7am Friday 14th July 2023
It’s the waiting that’s killing me. It might just do that.
After a sleepless night may not be the most coherent time to hit the keyboard, this essay may get no further than our laptop. If it does, apologies if it is a bit down at times.
And it’s heaving down with rain which precludes a stress busting bike ride.
Two weeks on from my diagnosis of GI tract cancer with secondaries in my lymph nodes, I am waiting for a date for a CT colonoscopy. Until the scan, we don’t know what we are facing. I have been told that there is no date yet and there is also no date for when there will be a date.
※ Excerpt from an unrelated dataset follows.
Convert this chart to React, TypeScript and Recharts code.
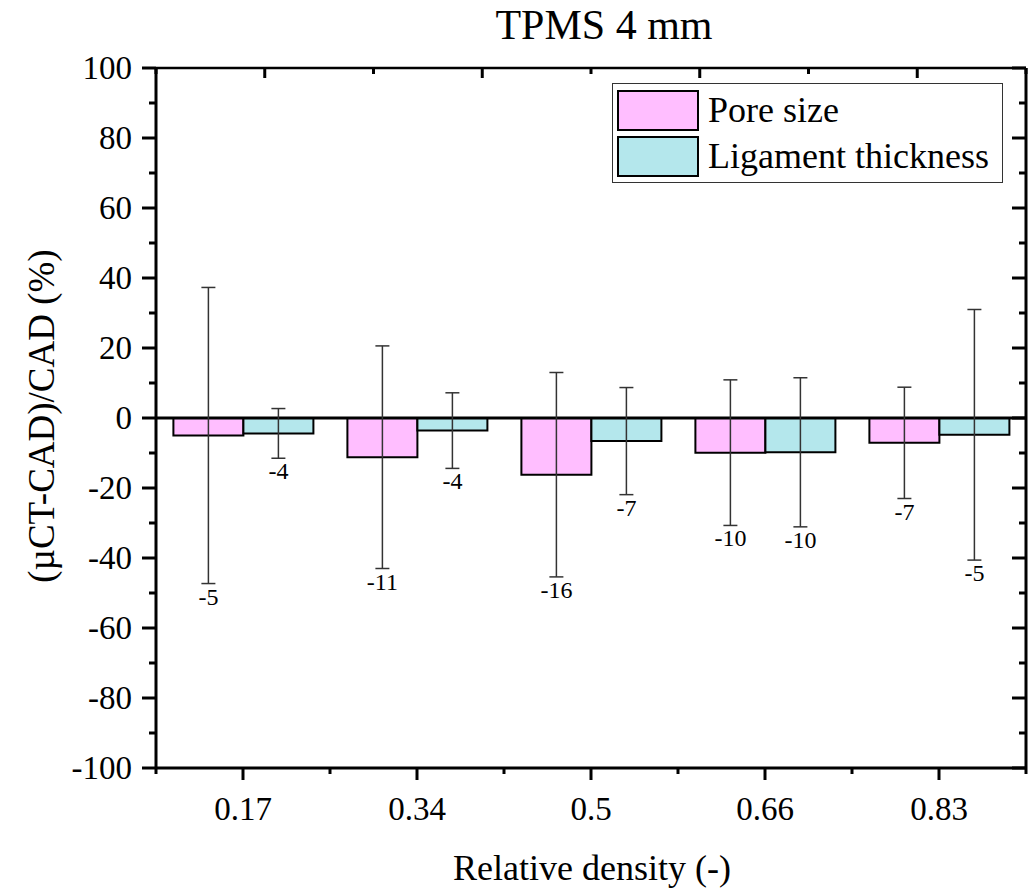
import React from 'react';
import { BarChart, Bar, XAxis, YAxis, ErrorBar, ReferenceLine, Legend, LabelList } from 'recharts';

const densities = ['0.17', '0.34', '0.5', '0.66', '0.83'];
const poreSize = [-5.0, -11.2, -16.2, -9.9, -7.1];
const poreErr = [42.3, 31.8, 29.2, 20.8, 15.9];
const ligament = [-4.4, -3.6, -6.6, -9.8, -4.8];
const ligErr = [7.1, 10.8, 15.3, 21.3, 35.8];
const yTicks = [-100, -90, -80, -70, -60, -50, -40, -30, -20, -10, 0, 10, 20, 30, 40, 50, 60, 70, 80, 90, 100];
const seriesNames = ['Pore size', 'Ligament thickness'];
const seriesColors = ['#FFBEFF', '#B4E7EC'];

const data = densities.map((d, i) => ({
  density: d,
  pore: poreSize[i],
  poreErr: poreErr[i],
  lig: ligament[i],
  ligErr: ligErr[i],
}));

// top frame axis: numeric 0..n, ticks at band centres (major) and band edges (minor)
const topTicks = Array.from({ length: densities.length * 2 + 1 }, (_, i) => i / 2);

const FONT = "Liberation Serif, Times New Roman, serif";
const txt = { fontFamily: FONT };

// left axis: long ticks at 20s with labels, short ones at 10s
const LeftTick = (props: any) => {
  const { x, y, payload } = props;
  const major = payload.value % 20 === 0;
  const len = major ? 14 : 7;
  return (
    <g>
      <line x1={x - len} y1={y} x2={x} y2={y} stroke="#000" strokeWidth={3} />
      {major && (
        <text x={x - 24} y={y} textAnchor="end" dominantBaseline="central" fontSize={33} style={txt} fill="#000">
          {payload.value}
        </text>
      )}
    </g>
  );
};

const RightTick = (props: any) => {
  const { x, y, payload } = props;
  const len = payload.value % 20 === 0 ? 14 : 7;
  return <line x1={x - len} y1={y} x2={x} y2={y} stroke="#000" strokeWidth={3} />;
};

const TopTick = (props: any) => {
  const { x, y, payload } = props;
  const len = payload.value % 1 === 0 ? 6 : 10;
  return <line x1={x} y1={y} x2={x} y2={y + len} stroke="#000" strokeWidth={3} />;
};

const BottomTick = (props: any) => {
  const { x, y, payload, index, width } = props;
  const half = width / densities.length / 2;
  const last = index === densities.length - 1;
  return (
    <g>
      <line x1={x} y1={y} x2={x} y2={y + 12} stroke="#000" strokeWidth={3} />
      <line x1={x - half} y1={y} x2={x - half} y2={y + 6} stroke="#000" strokeWidth={3} />
      {last && <line x1={x + half} y1={y} x2={x + half} y2={y + 6} stroke="#000" strokeWidth={3} />}
      <text x={x} y={y + 52} textAnchor="middle" fontSize={33} style={txt} fill="#000">
        {payload.value}
      </text>
    </g>
  );
};

// value label under the lower end of the error bar
const makeValueLabel = (errs: number[]) => (props: any) => {
  const { x, y, width, height, value, index } = props;
  if (!value) return null;
  const top = Math.min(y, y + height);
  const ppu = Math.abs(height) / Math.abs(value);
  const errBottom = top + (Math.abs(value) + errs[index]) * ppu;
  return (
    <text x={x + width / 2} y={errBottom + 21} textAnchor="middle" fontSize={24} style={txt} fill="#000">
      {Math.round(value)}
    </text>
  );
};

const LegendBox = () => (
  <div style={{ border: '1.5px solid #333', background: '#fff', width: 391, height: 100, boxSizing: 'border-box', padding: '6px 4px' }}>
    {seriesNames.map((name, i) => (
      <div key={name} style={{ display: 'flex', alignItems: 'center', height: 41, marginBottom: i === 0 ? 5 : 0 }}>
        <div style={{ width: 82, height: 41, boxSizing: 'border-box', border: '2px solid #000', background: seriesColors[i] }} />
        <span style={{ marginLeft: 9, fontSize: 36, fontFamily: FONT, color: '#000', lineHeight: '41px' }}>{name}</span>
      </div>
    ))}
  </div>
);

export default function App() {
  return (
    <div style={{ width: 1028, height: 880, fontFamily: FONT }}>
      <BarChart
        width={1028}
        height={880}
        data={data}
        margin={{ top: 59, right: 9, left: 0, bottom: 0 }}
        barCategoryGap="10%"
        barGap={0}
        style={txt}
      >
        <XAxis
          dataKey="density"
          type="category"
          height={120}
          tickSize={0}
          tickMargin={0}
          tick={<BottomTick />}
          axisLine={{ stroke: '#000', strokeWidth: 3 }}
          tickLine={false}
          interval={0}
        />
        <XAxis
          xAxisId="top"
          type="number"
          orientation="top"
          domain={[0, densities.length]}
          ticks={topTicks}
          allowDataOverflow
          height={1}
          tickSize={0}
          tickMargin={0}
          tick={<TopTick />}
          axisLine={{ stroke: '#000', strokeWidth: 2.5 }}
          tickLine={false}
          interval={0}
        />
        <YAxis
          type="number"
          domain={[-100, 100]}
          ticks={yTicks}
          width={148}
          tickSize={0}
          tickMargin={0}
          tick={<LeftTick />}
          tickLine={false}
          axisLine={{ stroke: '#000', strokeWidth: 3 }}
          interval={0}
          allowDataOverflow
        />
        <YAxis
          yAxisId="right"
          orientation="right"
          type="number"
          domain={[-100, 100]}
          ticks={yTicks}
          width={1}
          tickSize={0}
          tickMargin={0}
          tick={<RightTick />}
          tickLine={false}
          axisLine={{ stroke: '#000', strokeWidth: 3 }}
          interval={0}
          allowDataOverflow
        />
        <ReferenceLine y={0} stroke="#000" strokeWidth={3} />
        <Bar dataKey="pore" name={seriesNames[0]} fill={seriesColors[0]} stroke="#000" strokeWidth={2} isAnimationActive={false}>
          <ErrorBar dataKey="poreErr" width={7} stroke="#333" strokeWidth={1.5} direction="y" />
          <LabelList dataKey="pore" content={makeValueLabel(poreErr)} />
        </Bar>
        <Bar dataKey="lig" name={seriesNames[1]} fill={seriesColors[1]} stroke="#000" strokeWidth={2} isAnimationActive={false}>
          <ErrorBar dataKey="ligErr" width={7} stroke="#333" strokeWidth={1.5} direction="y" />
          <LabelList dataKey="lig" content={makeValueLabel(ligErr)} />
        </Bar>
        <Legend
          layout="vertical"
          align="center"
          verticalAlign="middle"
          content={<LegendBox />}
          wrapperStyle={{ top: 75, left: 604, width: 391 }}
        />
        <text x={596} y={31} textAnchor="middle" fontSize={42} style={txt} fill="#000">TPMS 4 mm</text>
        <text x={584} y={872} textAnchor="middle" fontSize={36} style={txt} fill="#000">Relative density (-)</text>
        <text
          x={33}
          y={408}
          transform="rotate(-90 33 408)"
          textAnchor="middle"
          dominantBaseline="central"
          fontSize={37}
          style={txt}
          fill="#000"
        >
          (µCT-CAD)/CAD (%)
        </text>
      </BarChart>
    </div>
  );
}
Over the years I have (probably) bored the pants off my children, junior staff, and various trainees with one of my many mantras, I like to think sensible advice based on years of experience! which is; if you don’t hear back from someone, get in touch. You never know, a mail may have gone astray, someone may be sick or on holiday. The World is a busy place and most of us are relatively unimportant to most of the rest of us. So, don’t wait for an answer that may not come, ask again. I have chased for this scan, with my cancer nurses, directly with the radiology department and have enlisted PALS – the Patient Advisory Liaison Service. Everyone I know connected to the NHS are telling me to be ‘the pain in the arse patient’ – well, with potential bowel cancer, I may be that soon. PALS said, ‘don’t drop the ball.’ I probably won’t chain myself to the front of the hospital, mainly because I generally can’t go for more than a couple of hours without a wee.
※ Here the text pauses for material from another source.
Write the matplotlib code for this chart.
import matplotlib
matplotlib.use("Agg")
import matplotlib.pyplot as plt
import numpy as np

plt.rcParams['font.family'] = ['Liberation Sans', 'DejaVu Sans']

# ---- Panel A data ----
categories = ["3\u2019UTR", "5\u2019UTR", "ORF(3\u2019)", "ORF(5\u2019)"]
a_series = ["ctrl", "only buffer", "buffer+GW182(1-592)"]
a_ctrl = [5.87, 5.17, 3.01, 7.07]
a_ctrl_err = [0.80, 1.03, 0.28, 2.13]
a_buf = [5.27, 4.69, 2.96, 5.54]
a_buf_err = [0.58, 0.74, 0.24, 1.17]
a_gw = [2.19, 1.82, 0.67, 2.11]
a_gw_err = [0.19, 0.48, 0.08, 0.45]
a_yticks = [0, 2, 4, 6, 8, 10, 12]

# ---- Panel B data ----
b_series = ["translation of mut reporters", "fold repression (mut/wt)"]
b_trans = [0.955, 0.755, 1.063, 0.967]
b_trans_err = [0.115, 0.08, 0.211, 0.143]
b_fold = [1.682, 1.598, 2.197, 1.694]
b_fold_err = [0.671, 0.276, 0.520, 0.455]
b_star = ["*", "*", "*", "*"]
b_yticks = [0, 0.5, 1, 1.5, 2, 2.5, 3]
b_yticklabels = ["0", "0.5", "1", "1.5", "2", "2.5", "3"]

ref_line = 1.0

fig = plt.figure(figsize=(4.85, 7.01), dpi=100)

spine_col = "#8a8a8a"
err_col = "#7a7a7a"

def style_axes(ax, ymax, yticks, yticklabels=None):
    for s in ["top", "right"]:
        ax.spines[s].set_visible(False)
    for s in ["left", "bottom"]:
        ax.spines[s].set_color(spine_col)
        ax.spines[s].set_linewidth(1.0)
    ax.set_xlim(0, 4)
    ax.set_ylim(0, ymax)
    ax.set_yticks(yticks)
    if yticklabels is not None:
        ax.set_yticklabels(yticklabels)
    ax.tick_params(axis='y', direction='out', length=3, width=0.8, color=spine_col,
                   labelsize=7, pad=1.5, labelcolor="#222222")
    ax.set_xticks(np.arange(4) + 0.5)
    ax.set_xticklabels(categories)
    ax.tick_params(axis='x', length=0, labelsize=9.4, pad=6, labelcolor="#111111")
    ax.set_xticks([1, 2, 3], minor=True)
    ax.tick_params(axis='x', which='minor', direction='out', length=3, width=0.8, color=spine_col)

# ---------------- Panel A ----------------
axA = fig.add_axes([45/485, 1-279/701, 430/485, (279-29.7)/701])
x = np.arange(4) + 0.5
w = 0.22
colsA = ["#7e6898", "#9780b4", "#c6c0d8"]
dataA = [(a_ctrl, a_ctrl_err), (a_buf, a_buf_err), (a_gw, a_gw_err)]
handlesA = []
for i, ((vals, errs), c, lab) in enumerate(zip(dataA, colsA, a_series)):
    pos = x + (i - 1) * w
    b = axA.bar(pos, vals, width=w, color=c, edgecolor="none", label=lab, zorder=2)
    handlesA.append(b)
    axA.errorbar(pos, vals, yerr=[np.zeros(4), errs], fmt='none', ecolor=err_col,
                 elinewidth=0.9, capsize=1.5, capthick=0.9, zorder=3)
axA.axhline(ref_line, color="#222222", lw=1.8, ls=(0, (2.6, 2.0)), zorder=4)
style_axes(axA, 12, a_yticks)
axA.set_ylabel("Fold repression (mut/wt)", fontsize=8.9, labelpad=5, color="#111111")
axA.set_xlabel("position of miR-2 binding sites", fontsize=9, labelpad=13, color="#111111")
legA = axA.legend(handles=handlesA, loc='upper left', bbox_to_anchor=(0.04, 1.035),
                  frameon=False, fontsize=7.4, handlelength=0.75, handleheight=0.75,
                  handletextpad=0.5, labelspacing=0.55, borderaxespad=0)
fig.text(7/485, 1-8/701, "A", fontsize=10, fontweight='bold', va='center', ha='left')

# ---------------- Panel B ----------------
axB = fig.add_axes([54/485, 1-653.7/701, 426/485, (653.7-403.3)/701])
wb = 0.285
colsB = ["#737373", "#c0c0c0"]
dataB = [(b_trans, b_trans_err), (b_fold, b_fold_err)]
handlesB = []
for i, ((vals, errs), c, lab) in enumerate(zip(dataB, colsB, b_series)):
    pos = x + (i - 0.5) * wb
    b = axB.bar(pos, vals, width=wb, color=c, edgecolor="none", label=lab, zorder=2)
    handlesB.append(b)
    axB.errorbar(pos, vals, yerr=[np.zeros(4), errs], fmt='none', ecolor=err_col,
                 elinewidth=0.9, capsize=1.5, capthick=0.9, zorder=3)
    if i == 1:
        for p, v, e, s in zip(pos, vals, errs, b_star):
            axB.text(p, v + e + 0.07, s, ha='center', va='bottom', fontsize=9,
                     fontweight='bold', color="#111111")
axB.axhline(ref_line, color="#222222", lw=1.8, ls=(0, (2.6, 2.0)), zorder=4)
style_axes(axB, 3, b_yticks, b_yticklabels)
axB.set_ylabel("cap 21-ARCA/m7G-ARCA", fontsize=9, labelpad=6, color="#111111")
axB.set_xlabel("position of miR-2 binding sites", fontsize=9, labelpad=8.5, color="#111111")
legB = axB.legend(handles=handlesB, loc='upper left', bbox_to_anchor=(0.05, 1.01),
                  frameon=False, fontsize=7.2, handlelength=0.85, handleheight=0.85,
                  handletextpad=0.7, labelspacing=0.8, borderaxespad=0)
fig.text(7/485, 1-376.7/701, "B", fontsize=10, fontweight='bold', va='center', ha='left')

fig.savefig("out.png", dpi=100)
I am not in control of this but will do what I can to get action.
Thursday 20th July, 10am. Sitting in our sunny garden.
So, what has happened since last Friday’s rainswept and over-tired dawn?
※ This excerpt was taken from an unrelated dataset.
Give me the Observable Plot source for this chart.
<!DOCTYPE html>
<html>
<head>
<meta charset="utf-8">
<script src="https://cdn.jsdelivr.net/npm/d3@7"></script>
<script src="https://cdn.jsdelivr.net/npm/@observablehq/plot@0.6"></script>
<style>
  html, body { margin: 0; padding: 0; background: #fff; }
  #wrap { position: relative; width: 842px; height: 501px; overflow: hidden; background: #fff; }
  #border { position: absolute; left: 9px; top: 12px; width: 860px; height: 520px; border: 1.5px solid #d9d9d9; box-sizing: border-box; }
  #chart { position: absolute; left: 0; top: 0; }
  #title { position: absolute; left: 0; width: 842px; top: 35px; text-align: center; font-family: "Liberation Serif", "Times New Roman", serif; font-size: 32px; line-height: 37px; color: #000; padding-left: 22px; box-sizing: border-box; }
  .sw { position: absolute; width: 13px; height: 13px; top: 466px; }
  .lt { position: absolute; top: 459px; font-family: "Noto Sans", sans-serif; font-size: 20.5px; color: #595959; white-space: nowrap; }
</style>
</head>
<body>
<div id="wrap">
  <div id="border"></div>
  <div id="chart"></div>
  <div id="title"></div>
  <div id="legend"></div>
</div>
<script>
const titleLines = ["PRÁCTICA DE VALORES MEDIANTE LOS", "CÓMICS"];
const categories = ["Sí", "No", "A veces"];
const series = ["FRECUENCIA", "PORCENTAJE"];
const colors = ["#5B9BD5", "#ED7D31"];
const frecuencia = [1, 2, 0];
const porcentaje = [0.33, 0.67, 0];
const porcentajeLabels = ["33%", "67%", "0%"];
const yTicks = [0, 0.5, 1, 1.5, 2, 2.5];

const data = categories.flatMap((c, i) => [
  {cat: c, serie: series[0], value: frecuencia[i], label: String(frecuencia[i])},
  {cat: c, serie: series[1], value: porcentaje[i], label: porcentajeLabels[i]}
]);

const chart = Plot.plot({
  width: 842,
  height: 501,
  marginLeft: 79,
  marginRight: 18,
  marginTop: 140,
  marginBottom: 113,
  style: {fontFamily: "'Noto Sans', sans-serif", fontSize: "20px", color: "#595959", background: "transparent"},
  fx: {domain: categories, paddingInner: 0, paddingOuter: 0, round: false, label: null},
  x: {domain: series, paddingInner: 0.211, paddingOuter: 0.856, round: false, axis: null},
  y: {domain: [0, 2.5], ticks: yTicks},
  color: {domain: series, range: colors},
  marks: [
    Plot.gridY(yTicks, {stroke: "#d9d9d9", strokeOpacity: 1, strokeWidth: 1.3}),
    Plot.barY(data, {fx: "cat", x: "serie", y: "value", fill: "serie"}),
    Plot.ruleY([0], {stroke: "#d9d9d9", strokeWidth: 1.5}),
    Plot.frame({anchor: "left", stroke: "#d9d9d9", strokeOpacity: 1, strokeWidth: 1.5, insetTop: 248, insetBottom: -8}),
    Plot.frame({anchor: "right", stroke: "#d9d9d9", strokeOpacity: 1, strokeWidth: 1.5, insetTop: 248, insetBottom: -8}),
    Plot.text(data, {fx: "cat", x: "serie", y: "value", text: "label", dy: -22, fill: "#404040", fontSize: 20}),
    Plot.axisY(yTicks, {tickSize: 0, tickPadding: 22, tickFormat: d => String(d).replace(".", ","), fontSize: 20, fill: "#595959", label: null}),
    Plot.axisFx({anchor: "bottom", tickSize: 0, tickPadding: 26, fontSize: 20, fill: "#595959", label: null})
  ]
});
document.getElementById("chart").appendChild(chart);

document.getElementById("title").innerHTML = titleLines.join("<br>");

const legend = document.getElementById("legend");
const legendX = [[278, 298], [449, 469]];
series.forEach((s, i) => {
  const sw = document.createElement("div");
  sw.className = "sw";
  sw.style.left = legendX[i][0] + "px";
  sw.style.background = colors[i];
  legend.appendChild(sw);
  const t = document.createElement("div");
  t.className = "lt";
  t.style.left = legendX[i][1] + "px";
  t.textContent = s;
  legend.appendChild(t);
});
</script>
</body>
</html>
At exactly 9am on Friday, my phone rings and it is PALS. ‘I’ve been in touch with radiology and your scan is booked for 26th July; this is the earliest date they could do. You were not triaged until yesterday.’ 9 days to triage a patient with primary and secondary cancer seems a long time. What I will never know is, was this the normal timescale for getting a date? Was the intervention of PALS and the change from absolutely no information to booked slot in less than 12 hours a co-incidence or had my urgent referral for this scan got buried under a metaphorical digital pile of paper on some overloaded persons desk and this was found when PALS intervened on my behalf?
Objectively, getting a date for a scan does not cure my cancer. It really makes no difference. What will cure it (is cure even the right word?) is knowing what we are dealing with and getting on with whatever surgery, chemo and radio therapies are appropriate as soon as possible. But humans really don’t live objectively. We are subject to unreliable and subjective emotions; thank goodness. And I feel so much better for having this date.
I have spoken with the Colorectal nurses, and we have an outline timescale for next steps. It does feel like we are on track again. I am sleeping better, 3am walks along the seafront and conversations with police officers (gosh, they look so young these days!) are less frequent.
Next week is a meeting with a consultant cardiologist to hear the results of my echocardiogram. The Colorectal nurse team and I have agreed that I will instruct him to discharge me as plainly there is nothing wrong with my heart. We can tick that one off.
I also have the CTC scan. The prep kit for this has arrived and I have a couple of days of living on scrambled eggs and white toast prior to this. Apparently, they are going to inflate me, I have images of being some kind of balloon animal and possibly floating over Taunton like the Trump baby blimp. And after that?
In the meantime, we have booked a room (a junior suite, no less) in a posh hotel in the centre of Wells, Somerset’s small and rather beautiful cathedral city, for this weekend. Wells has swans at the Bishop’s Palace that ring bells for their lunch, two hardware shops, and a Saturday market. On our way home we will go and watch some birds at Ham Walls. We have visited Wells many times and have often said that we should stay there for a couple of days. Now seems a good time.
I am also back on my bike again and several dry mornings have got me out for an hour and around 15 miles of moderate spinning. The exercise is great for my head and may keep me in reasonable shape until the medical interventions start. The nurses say that being fit will really help, which I am hearing as an instruction to ride my bike; but you know that listening accurately is not necessarily one of my strengths!
I think this will do for the moment. Sitting in the garden with the cat asleep beside me and a weekend mooching around a historic city ahead, I know, both objectively and subjectively that I am lucky.